Henry McLeish: the UK needs a written constitution
The EU referendum is just one example of why Britain's unwritten constitution is not working
Visiting the Supreme Court in Washington last week, I was reminded of the importance of this constitutional court to the lives of ordinary US citizens. In sharp contrast, I thought of the so-called British constitution, which is in crisis.
Of course there is no written constitution. That’s why we are having a referendum on Britain’s membership of the EU. It’s not so much about the challenges facing either Britain or the European Union, but more to do with internal strife within the Conservative Party, and another example of the near total power now exercised by the House of Commons and, for the next five years, the Conservatives.
This may be the logical outcome of our parliamentary democracy where the winner takes all, but for how much longer can the British people be at the mercy of a ramshackle set of conventions, rules, regulations and laws created over a thousand years masquerading as a constitution?
Our archaic system isn’t working. There are few checks or balances in our constitutional framework and the EU referendum debate has exposed the key priority of the Government: the safeguarding of the absolute sovereignty of the Conservative Party rather than that of the British people.

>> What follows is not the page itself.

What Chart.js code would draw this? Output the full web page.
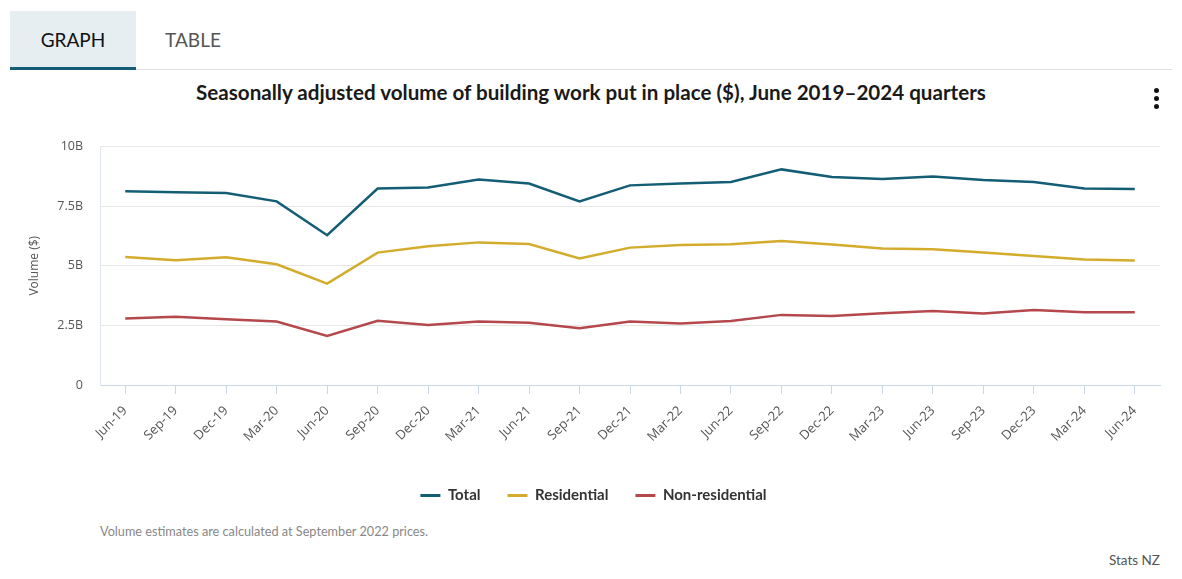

This is an increasingly dysfunctional and disrespected political system. There is also a growing and damaging imbalance of power between the institutions of the state itself.
Lord Hailsham in 1976 described it as an “elective dictatorship” and that applies even more today. Governments are increasingly inclined to introduce fundamental constitutional changes, many of which are effectively irreversible, and are unwilling to respect the independent authority of the judiciary, the civil service, local government, parliament itself and the legislatures of the other nations in the UK.
Post-devolution the importance of our four-nation politics continues to be undervalued and often marginalised. Our relationship with the EU remains fractious and fragile, to the extent that since our accession to membership in 1973 we have failed to recognise the reality that nation-state power has been ceded and there is no such thing as the absolute sovereignty of Westminster. We are living in a post-sovereign, multi-nation, interdependent world.
Our historic and uncodified constitution has evolved in a haphazard manner, failing to provide respect for different parts of our constitutional framework and failing to secure any concessions from Westminster about the legitimacy of the new ways of running a modern Britain.
The single dictatorship of the Conservative Party in the House of Commons is operating without any constitutional safeguards or effective scrutiny. Democracy itself is being undermined as the Government moves to undermine electoral registration, deny votes to 16 year olds, promote boundary changes for political gain and destroy the rights of trade unionists. These matters should require a debate and the consent of a constitutional discussion extending well beyond the narrow and increasingly partisan confines of the House of Commons. This is what happens in other countries, why not in Britain?
We are approaching the point where British people need to be protected from the excesses of governments between elections. With no consent other than a mention in a manifesto, a referendum on the EU is pushed through the House of Commons: the public interest plays second fiddle to the interest of the party!
We are fast becoming political subjects, engaged in elections but excluded from ongoing involvement because there is no constitution to reflect the importance of the public will. Whatever happened to Abraham Lincoln’s idea that the survival of representative democracy requires “that government of the people, by the people, for the people, shall not perish”. The Conservatives want subjects and consumers, but Britain needs citizens.
The EU referendum is only one illustration of a uniquely British constitutional mess. Our electoral system is at breaking point. Defending the historical privileges of the two main parties at Westminster makes no sense. UKIP polls four million votes and gets one MP, the SNP polls 1.4 million votes and gets 56 MPs. The House of Lords is a remarkable relic of past privilege and patronage, and to a great extent still is. Its abolition is long overdue. Four-nation politics and devolved government is still viewed by some as a concession to political pressure and not as the only way forward for modern government and the unity of Britain. Labour should lead the campaign for change.
A new constitution would safeguard our membership of the EU by creating a proper constitutional court, as in Germany and the US, and put the jurisdiction of the European Court of Human Rights and the protections of the European Convention on Human Rights beyond the reach of partisan politics.
Britain needs a constitution to save us from the arbitrary decisions of one-party government. The sovereignty of the people does matter.